The next skills were stepping and weaving. Stepping wasn't too bad. I did roll a couple of times but managed to steady myself. Backwards was the worst. I did it for a little bit, pretended to be a dinosaur (see last post) and then lost my concentration and kept rolling. I'm hoping I showed enough skill on that to be crossed off, although I know I didn't get signed off on that block as there was also weaving!
I know this isn't on roller skating but I couldn't resist a picture of one of the original Z-Boys.
My first attempt at weaving was too slow. My second attempt, I scuffed a cone and I was too slow. My third attempt, I think I was going fast enough but I fell over. I knew that was going to happen. I always feel like I'm going to fall over when it comes to weaving.
 
Next was 15-second one foot balance and lateral hops. Needless to say, I didn't get the one foot balances and I'm pretty sure I didn't get lateral hops, although one of the ladies said that she saw me do at least one, so that surprised me a little!

Then there was focus, pace line and pack work. Focus was a little hard. Not looking where you're going while keeping your usual skating stride is very tricky! I
think I managed left and right but I'm sure I didn't manage behind as I was meant to make eye contact with the person assessing us. Although, I blame my lazy eye for that! Hehe. Pace line seemed pretty good. Lots of fun and butt slapping! Pack work did seem okay. A couple people fell which didn't take down the whole pack, so that was good, but our group kept spreading rather than getting in tight. Afterwards, we were told that our communication was some of the best our coach has ever seen but that the pack itself wasn't as good. So I'm not really sure whether we passed that or not.

Finally, last but not least, 20 in 5 and crossovers. Ergh.

We were asked to vote whether we wanted 20 in 5 first or last. The majority ruled last so that's where it was put. I didn't vote as I didn't mind, but I now believe I should've vote for it first. It was a killer. I didn't really care what I got but I wanted to get at least the 15 laps I'd previously got. I set off but I was knackered so, by 3 minutes in, my legs were burning like hell!
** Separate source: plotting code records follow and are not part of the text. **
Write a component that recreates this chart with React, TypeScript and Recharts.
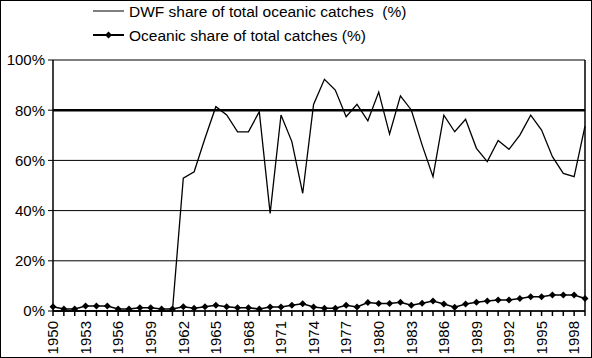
import {
  CartesianGrid,
  Legend,
  Line,
  LineChart,
  ReferenceLine,
  XAxis,
  YAxis,
} from "recharts";

const years = [
  "1950", "1951", "1952", "1953", "1954", "1955", "1956", "1957", "1958", "1959",
  "1960", "1961", "1962", "1963", "1964", "1965", "1966", "1967", "1968", "1969",
  "1970", "1971", "1972", "1973", "1974", "1975", "1976", "1977", "1978", "1979",
  "1980", "1981", "1982", "1983", "1984", "1985", "1986", "1987", "1988", "1989",
  "1990", "1991", "1992", "1993", "1994", "1995", "1996", "1997", "1998", "1999",
];

// DWF share of total oceanic catches (%)
const dwfShare = [
  0, 0, 0, 0, 0, 0, 0, 0, 0, 0,
  0, 0, 52.9, 55.5, 68.8, 81.4, 78.1, 71.4, 71.4, 79.4,
  38.9, 78.1, 67.5, 46.9, 82.3, 92.3, 88.0, 77.4, 82.3, 75.8,
  87.2, 70.5, 85.7, 80.1, 66.1, 53.5, 78.0, 71.4, 76.4, 64.8,
  59.5, 67.9, 64.4, 70.1, 78.0, 72.1, 61.5, 54.8, 53.5, 73.7,
];

// Oceanic share of total catches (%)
const oceanicShare = [
  1.7, 0.8, 0.8, 2.0, 2.0, 2.0, 0.8, 0.8, 1.3, 1.3,
  0.8, 0.8, 1.7, 1.1, 1.7, 2.3, 1.7, 1.3, 1.3, 0.8,
  1.6, 1.6, 2.3, 2.9, 1.6, 1.1, 1.1, 2.3, 1.6, 3.4,
  3.0, 3.0, 3.5, 2.3, 3.1, 4.0, 2.8, 1.5, 2.8, 3.5,
  4.0, 4.4, 4.4, 5.0, 5.7, 5.7, 6.4, 6.4, 6.4, 5.0,
];

const yTicks = [0, 20, 40, 60, 80, 100];

const data = years.map((year, i) => ({
  year,
  dwf: dwfShare[i],
  oceanic: oceanicShare[i],
}));

const FONT = '"Liberation Sans", Arial, sans-serif';

const diamond = (cx: number, cy: number, r: number) =>
  `${cx},${cy - r} ${cx + r},${cy} ${cx},${cy + r} ${cx - r},${cy}`;

const DiamondDot = (props: any) => {
  const { cx, cy, index } = props;
  if (cx == null || cy == null) return null;
  return <polygon key={`d-${index}`} points={diamond(cx, cy, 3.5)} fill="#000" />;
};

const XTick = (props: any) => {
  const { x, y, payload, index } = props;
  if (index % 3 !== 0) return null;
  const ty = y + 3;
  return (
    <text
      x={x}
      y={ty}
      transform={`rotate(-90 ${x} ${ty})`}
      textAnchor="end"
      dy="0.35em"
      fill="#000"
      fontSize={15}
      fontFamily={FONT}
    >
      {payload.value}
    </text>
  );
};

// legend drawn in page coordinates (wrapper sits at top 0)
const renderLegend = () => (
  <svg width={592} height={50} style={{ display: "block" }}>
    <line x1={93} y1={11} x2={124} y2={11} stroke="#000" strokeWidth={1} />
    <text x={129} y={17} fontSize={15.5} fontFamily={FONT} fill="#000">
      {"DWF share of total oceanic catches\u00a0\u00a0(%)"}
    </text>
    <line x1={93} y1={35} x2={124} y2={35} stroke="#000" strokeWidth={2} />
    <polygon points={diamond(108.5, 35, 3.5)} fill="#000" />
    <text x={129} y={41} fontSize={15.5} fontFamily={FONT} fill="#000">
      Oceanic share of total catches (%)
    </text>
  </svg>
);

export default function App() {
  return (
    <div
      style={{
        position: "absolute",
        left: 0,
        top: 0,
        width: 592,
        height: 358,
        background: "#fff",
        fontFamily: FONT,
      }}
    >
      <LineChart
        width={592}
        height={358}
        data={data}
        margin={{ top: 10, right: 7, left: 0, bottom: 0 }}
      >
        <CartesianGrid vertical={false} stroke="#000" strokeWidth={1} />
        <XAxis
          dataKey="year"
          interval={0}
          height={47}
          tickSize={5}
          tick={<XTick />}
          axisLine={{ stroke: "#000", strokeWidth: 1.5 }}
          tickLine={{ stroke: "#000", strokeWidth: 1.5 }}
        />
        <YAxis
          domain={[0, 100]}
          ticks={yTicks}
          width={53}
          tickSize={5}
          tickMargin={3}
          tickFormatter={(v) => `${v}%`}
          tick={{ fill: "#000", fontSize: 15, fontFamily: FONT }}
          axisLine={{ stroke: "#000", strokeWidth: 1.5 }}
          tickLine={{ stroke: "#000" }}
        />
        <ReferenceLine y={80} stroke="#000" strokeWidth={2.5} />
        <ReferenceLine x="1999" stroke="#000" strokeWidth={1.5} />
        <Legend verticalAlign="top" align="left" content={renderLegend} wrapperStyle={{ top: 0, left: 0 }} />
        <Line
          dataKey="dwf"
          stroke="#000"
          strokeWidth={1.3}
          dot={false}
          activeDot={false}
          isAnimationActive={false}
        />
        <Line
          dataKey="oceanic"
          stroke="#000"
          strokeWidth={1.6}
          dot={<DiamondDot />}
          activeDot={false}
          isAnimationActive={false}
        />
      </LineChart>
      <div
        style={{
          position: "absolute",
          left: 0,
          top: 0,
          width: 592,
          height: 358,
          boxSizing: "border-box",
          border: "1px solid #000",
          pointerEvents: "none",
        }}
      />
    </div>
  );
}
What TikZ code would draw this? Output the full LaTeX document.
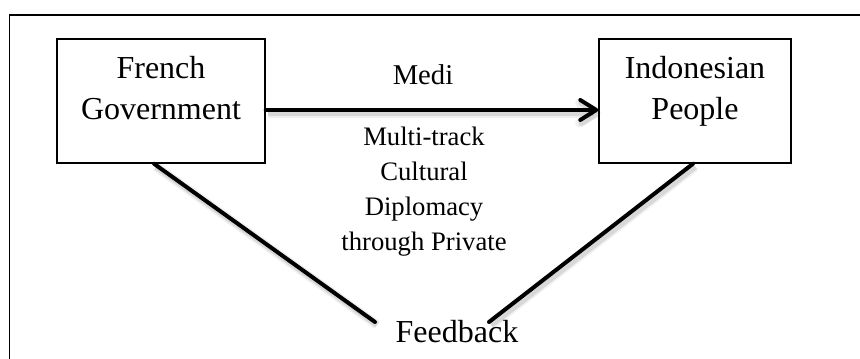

Also, I was skating with my friends, which was nice, but when they fell over, I was then concerned for them and ended up cheering them on to get up rather than focusing on my skating! Furthermore, I didn't even attempt crossovers as I just didn't feel confident enough, which, actually, may have lessened the burning in my legs and may have upped my laps. In the end I did 13 3/4 laps. I was pissed off.

I ended up completely spread eagle on the floor trying to catch my breath, not really wanting to talk to anyone. We had a few minutes to stretch, which I hardly did, and I then skated off in a sulk, not even stopping to see what I had passed.

The thing that overshadowed it, though, was my two friends getting signed off on the level completely! One had been so nervous about that I secretly bought her a chocolate bar to give to her if she passed (which we all totally knew she would and she did!) So I was super pleased for them that it made me feel silly. I'll be able to give it a go again after the next six weeks and then I'll be out skating with them for the next levels!

I haven't been told what I've passed yet, but when I find out, I'll let you know!